▶ [EXERCISE OBJECTIVE]: Starting at the first line of the listing below, repeat each line up to and including the one containing "5.80, 8.20, 11.50]". Leave out pictures.

▶ [GIVEN INFORMATION]:

────────

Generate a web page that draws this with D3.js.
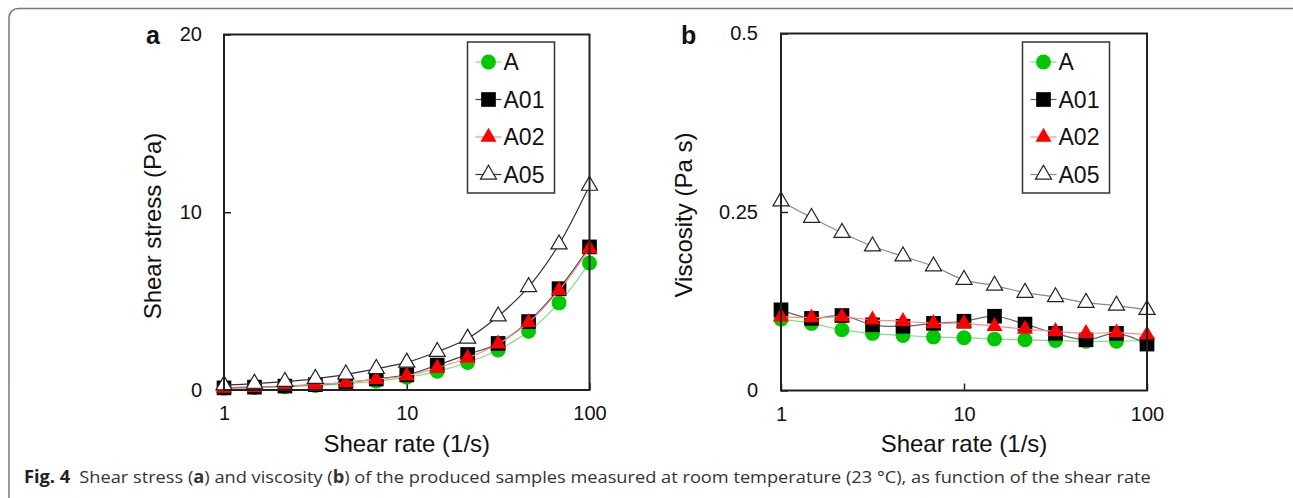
<!DOCTYPE html>
<html>
<head>
<meta charset="utf-8">
<script src="https://cdn.jsdelivr.net/npm/d3@7"></script>
<style>
  body { margin: 0; background: #fff; }
  svg { display: block; font-family: "Liberation Sans", Arial, sans-serif; }
  .tick line { stroke: #222; stroke-width: 1.5; }
  .tick text { font-size: 20px; fill: #111; }
</style>
</head>
<body>
<script>
// shear rates (1/s), 6 points per decade
var rates = [1, 1.468, 2.154, 3.162, 4.642, 6.813, 10, 14.68, 21.54, 31.62, 46.42, 68.13, 100]
var seriesNames = ["A", "A01", "A02", "A05"]

// panel a: shear stress (Pa)
var stressA   = [0.10, 0.14, 0.18, 0.25, 0.35, 0.50, 0.72, 1.05, 1.55, 2.25, 3.30, 4.90, 7.15]
var stressA01 = [0.12, 0.16, 0.22, 0.30, 0.42, 0.62, 0.85, 1.40, 2.00, 2.62, 3.85, 5.70, 8.05]
var stressA02 = [0.10, 0.13, 0.20, 0.30, 0.42, 0.60, 0.80, 1.25, 1.80, 2.60, 3.80, 5.60, 7.95]
var stressA05 = [0.27, 0.36, 0.47, 0.63, 0.88, 1.19, 1.55, 2.15, 2.90, 4.15, 5.80, 8.20, 11.50]

// panel b: viscosity (Pa s)
var viscA   = [0.100, 0.094, 0.085, 0.080, 0.077, 0.075, 0.074, 0.072, 0.071, 0.070, 0.069, 0.069, 0.070]
var viscA01 = [0.113, 0.101, 0.105, 0.092, 0.090, 0.094, 0.097, 0.104, 0.093, 0.080, 0.071, 0.080, 0.065]
var viscA02 = [0.103, 0.102, 0.103, 0.099, 0.097, 0.094, 0.094, 0.090, 0.086, 0.083, 0.080, 0.081, 0.078]
var viscA05 = [0.265, 0.242, 0.221, 0.202, 0.188, 0.174, 0.155, 0.147, 0.137, 0.131, 0.123, 0.119, 0.113]

var xTicks = [1, 10, 100]
var stressTicks = [0, 10, 20]
var viscTicks = [0, 0.25, 0.5]

var svg = d3.select("body").append("svg")
  .attr("width", 1293)
  .attr("height", 498)

// outer figure frame (rounded, cut off at right and bottom)
svg.append("rect")
  .attr("x", 9).attr("y", 8.5)
  .attr("width", 1292).attr("height", 500)
  .attr("rx", 9)
  .attr("fill", "none")
  .attr("stroke", "#777")
  .attr("stroke-width", 1.5)

// marker + line styles per series
var styles = {
  "A":   {sym: d3.symbolCircle,   size: 175, fill: "#00c800", stroke: "none", line: ["#7ee07e", "#7ee07e"]},
  "A01": {sym: d3.symbolSquare,   size: 215, fill: "#000",    stroke: "none", line: ["#444", "#666"]},
  "A02": {sym: d3.symbolTriangle, size: 112, fill: "#ff0000", stroke: "none", line: ["#ff8a8a", "#ff8a8a"]},
  "A05": {sym: d3.symbolTriangle, size: 112, fill: "#fff",    stroke: "#222", line: ["#333", "#888"]}
}

function drawPanel(p)
{
  var x = d3.scaleLog().domain([1, 100]).range([p.left, p.right])
  var y = d3.scaleLinear().domain(p.domain).range([p.bottom, p.top])
  var g = svg.append("g")

  g.append("g")
    .attr("transform", "translate(0," + p.bottom + ")")
    .call(d3.axisBottom(x).tickValues(xTicks).tickFormat(d3.format("d"))
      .tickSizeInner(-7).tickSizeOuter(0).tickPadding(16))
    .select(".domain").remove()

  g.append("g")
    .attr("transform", "translate(" + p.left + ",0)")
    .call(d3.axisLeft(y).tickValues(p.ticks).tickFormat(function(d) { return String(d) })
      .tickSizeInner(-7).tickSizeOuter(0).tickPadding(p.ypad))
    .select(".domain").remove()

  // series
  var line = d3.line()
    .x(function(d) { return x(d[0]) })
    .y(function(d) { return y(d[1]) })
    .curve(d3.curveCatmullRom.alpha(0.5))

  p.series.forEach(function(vals, i)
  {
    var st = styles[seriesNames[i]]
    var pts = rates.map(function(r, j) { return [r, vals[j]] })
    g.append("path")
      .attr("d", line(pts))
      .attr("fill", "none")
      .attr("stroke", st.line[p.idx])
      .attr("stroke-width", 1.2)
    g.selectAll(null)
      .data(pts)
      .enter()
      .append("path")
      .attr("d", d3.symbol().type(st.sym).size(st.size))
      .attr("transform", function(d) { return "translate(" + x(d[0]) + "," + y(d[1]) + ")" })
      .attr("fill", st.fill)
      .attr("stroke", st.stroke)
      .attr("stroke-width", 1.2)
  })

  // plot frame
  g.append("rect")
    .attr("x", p.left).attr("y", p.top)
    .attr("width", p.right - p.left).attr("height", p.bottom - p.top)
    .attr("fill", "none")
    .attr("stroke", "#222")
    .attr("stroke-width", 2)

  // axis titles
  g.append("text")
    .attr("x", (p.left + p.right) / 2).attr("y", 452)
    .attr("text-anchor", "middle")
    .attr("font-size", 24)
    .attr("fill", "#111")
    .text("Shear rate (1/s)")

  g.append("text")
    .attr("transform", "translate(" + p.ytx + "," + p.yty + ") rotate(-90)")
    .attr("text-anchor", "middle")
    .attr("font-size", 24)
    .attr("fill", "#111")
    .text(p.ytitle)

  // panel letter
  g.append("text")
    .attr("x", p.letterX).attr("y", 44)
    .attr("font-size", 25)
    .attr("font-weight", "bold")
    .attr("fill", "#111")
    .text(p.letter)

  // legend
  var lg = g.append("g").attr("transform", "translate(" + p.legX + ",42)")
  lg.append("rect")
    .attr("width", 87).attr("height", 151)
    .attr("fill", "#fff")
    .attr("stroke", "#333")
    .attr("stroke-width", 1.5)
  seriesNames.forEach(function(name, i)
  {
    var st = styles[name]
    var row = lg.append("g").attr("transform", "translate(0," + (20 + i * 37.5) + ")")
    row.append("line")
      .attr("x1", 8).attr("x2", 34)
      .attr("stroke", st.line[p.idx])
      .attr("stroke-width", 1.2)
    row.append("path")
      .attr("d", d3.symbol().type(st.sym).size(st.size))
      .attr("transform", "translate(21,0)")
      .attr("fill", st.fill)
      .attr("stroke", st.stroke)
      .attr("stroke-width", 1.2)
    row.append("text")
      .attr("x", 36).attr("y", 8)
      .attr("font-size", 23)
      .attr("fill", "#111")
      .text(name)
  })
}

drawPanel({idx: 0, left: 224, right: 589.5, top: 34.5, bottom: 390, domain: [0, 20],
  ticks: stressTicks, ypad: 22, series: [stressA, stressA01, stressA02, stressA05],
  ytitle: "Shear stress (Pa)", ytx: 161, yty: 226, letter: "a", letterX: 146, legX: 467.5})

drawPanel({idx: 1, left: 781, right: 1147, top: 33.5, bottom: 390.5, domain: [0, 0.5],
  ticks: viscTicks, ypad: 23, series: [viscA, viscA01, viscA02, viscA05],
  ytitle: "Viscosity (Pa s)", ytx: 692, yty: 215, letter: "b", letterX: 681, legX: 1022.5})

// caption
var cap = svg.append("text")
  .attr("font-family", "'Open Sans', 'Noto Sans', sans-serif")
  .attr("font-size", 17)
  .attr("fill", "#333")
cap.append("tspan").attr("font-weight", "bold").attr("fill", "#222").text("Fig. 4")
cap.append("tspan").text("\u2002Shear stress (")
cap.append("tspan").attr("font-weight", "bold").text("a")
cap.append("tspan").text(") and viscosity (")
cap.append("tspan").attr("font-weight", "bold").text("b")
cap.append("tspan").text(") of the produced samples measured at room temperature (23 \u00b0C), as function of the shear rate")
var capW = cap.node().getComputedTextLength()
cap.attr("transform", "translate(24,483) scale(" + (1128 / capW) + ",1)")
</script>
</body>
</html>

────────

▶ [ANSWER TO THE EXERCISE]:
Generate a web page that draws this with D3.js.
<!DOCTYPE html>
<html>
<head>
<meta charset="utf-8">
<script src="https://cdn.jsdelivr.net/npm/d3@7"></script>
<style>
  body { margin: 0; background: #fff; }
  svg { display: block; font-family: "Liberation Sans", Arial, sans-serif; }
  .tick line { stroke: #222; stroke-width: 1.5; }
  .tick text { font-size: 20px; fill: #111; }
</style>
</head>
<body>
<script>
// shear rates (1/s), 6 points per decade
var rates = [1, 1.468, 2.154, 3.162, 4.642, 6.813, 10, 14.68, 21.54, 31.62, 46.42, 68.13, 100]
var seriesNames = ["A", "A01", "A02", "A05"]

// panel a: shear stress (Pa)
var stressA   = [0.10, 0.14, 0.18, 0.25, 0.35, 0.50, 0.72, 1.05, 1.55, 2.25, 3.30, 4.90, 7.15]
var stressA01 = [0.12, 0.16, 0.22, 0.30, 0.42, 0.62, 0.85, 1.40, 2.00, 2.62, 3.85, 5.70, 8.05]
var stressA02 = [0.10, 0.13, 0.20, 0.30, 0.42, 0.60, 0.80, 1.25, 1.80, 2.60, 3.80, 5.60, 7.95]
var stressA05 = [0.27, 0.36, 0.47, 0.63, 0.88, 1.19, 1.55, 2.15, 2.90, 4.15, 5.80, 8.20, 11.50]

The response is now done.